Quick answer
What is liver cirrhosis?
Cirrhosis is advanced scarring of the liver — usually from long-term alcohol misuse, non-alcohol fatty liver disease (NAFLD), or chronic viral hepatitis. Early cirrhosis (compensated) may have no symptoms — picked up on blood tests or scan. Decompensated cirrhosis causes jaundice, ascites (fluid belly), leg swelling, confusion (hepatic encephalopathy), and vomiting blood. Stopping alcohol and treating underlying cause can stabilise some cases. See a GP if you have liver disease risk factors with fatigue, jaundice, or swelling — urgent same-day for vomiting blood or confusion.
Liver cirrhosis — end-stage scarring
Cirrhosis is advanced hepatic fibrosis — regenerative nodules surrounded by scar — disrupts blood flow and function.
Compensated — Child-Pugh A, minimal symptoms
Decompensated — ascites, varices, encephalopathy, jaundice — median survival falls sharply
Causes in the UK
- Alcohol-related liver disease (ARLD)
- NAFLD/NASH — obesity epidemic
- Hepatitis C — declining with direct-acting antivirals
- Hepatitis B, autoimmune, PBC, PSC
See fatty liver disease and hepatitis — treat before cirrhosis when possible
Clinical features
Stigmata of chronic liver disease:
- Spider naevi
- Palmar erythema
- Gynaecomastia
- Clubbing (HCC)
- Caput medusae
Decompensation events:
- Ascites
- Variceal haemorrhage
- Hepatic encephalopathy
- Hepatocellular carcinoma
Monitoring
6-monthly ultrasound + AFP — HCC surveillance
Endoscopy — varices — beta-blocker or band ligation
FibroScan/elastography — non-invasive fibrosis staging
Management
Cause removal:
- Alcohol abstinence — support services
- Weight loss — NAFLD
- Antivirals — HBV suppression, HCV cure
Complications:
- Ascites — salt restriction, spironolactone/furosemide, paracentesis
- SBP prophylaxis — selected patients
- Encephalopathy — lactulose, treat precipitants
- Bleeding — terlipressin, antibiotics, urgent endoscopy
Transplant assessment — tertiary hepatology
Heavy drinker with new ankle swelling — liver bloods + ultrasound — cirrhosis manageable years if alcohol stops today.
Common questions
- What causes liver cirrhosis?
- Alcohol-related liver disease — commonest in UK historically. Non-alcohol fatty liver disease linked to obesity and diabetes — rising fast. Chronic hepatitis B and C. Autoimmune hepatitis, primary biliary cholangitis, haemochromatosis, Wilson disease — less common. Multiple causes can coexist.
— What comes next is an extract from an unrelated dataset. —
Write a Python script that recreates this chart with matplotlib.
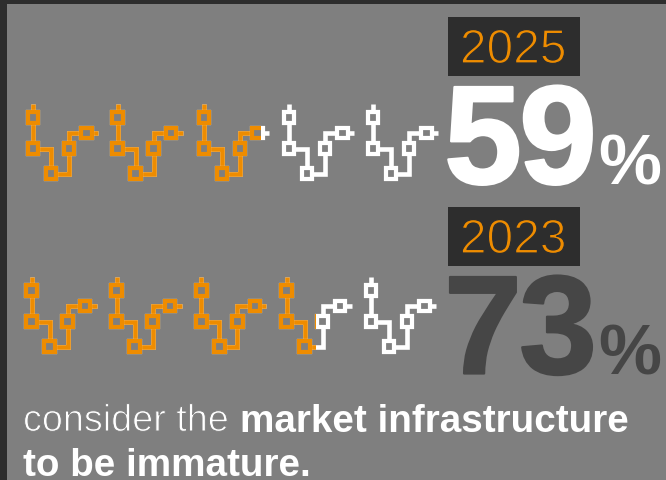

- What are the symptoms of cirrhosis?
- Early — none or fatigue, weight loss, itchy skin. Advanced — jaundice, ascites, leg oedema, spider naevi, palmar erythema, muscle wasting, gynaecomastia, hepatic encephalopathy (confusion, day-night reversal), easy bruising. Decompensation marks turning point in prognosis.
- Can cirrhosis be reversed?
- Scar tissue in established cirrhosis does not fully reverse — but stopping alcohol, weight loss in NAFLD, and curing hepatitis C can stabilise liver and improve function — some downstage from decompensated with sustained change. Early fibrosis before cirrhosis can regress significantly.
- What is hepatic encephalopathy?
- Brain dysfunction from liver failure — ammonia and toxins not cleared. Graded confusion, sleep reversal, personality change, flapping tremor (asterixis). Triggers — infection, constipation, bleeding, sedatives. Treated with lactulose and rifaximin — reduce gut ammonia production.
- When is liver transplant needed?
- End-stage liver failure when MELD score high or recurrent decompensation despite treatment — refractory ascites, recurrent encephalopathy, hepatorenal syndrome. Transplant waiting list — alcohol-related disease requires 6 months abstinence in most UK centres. Living donor partial transplant rare in UK.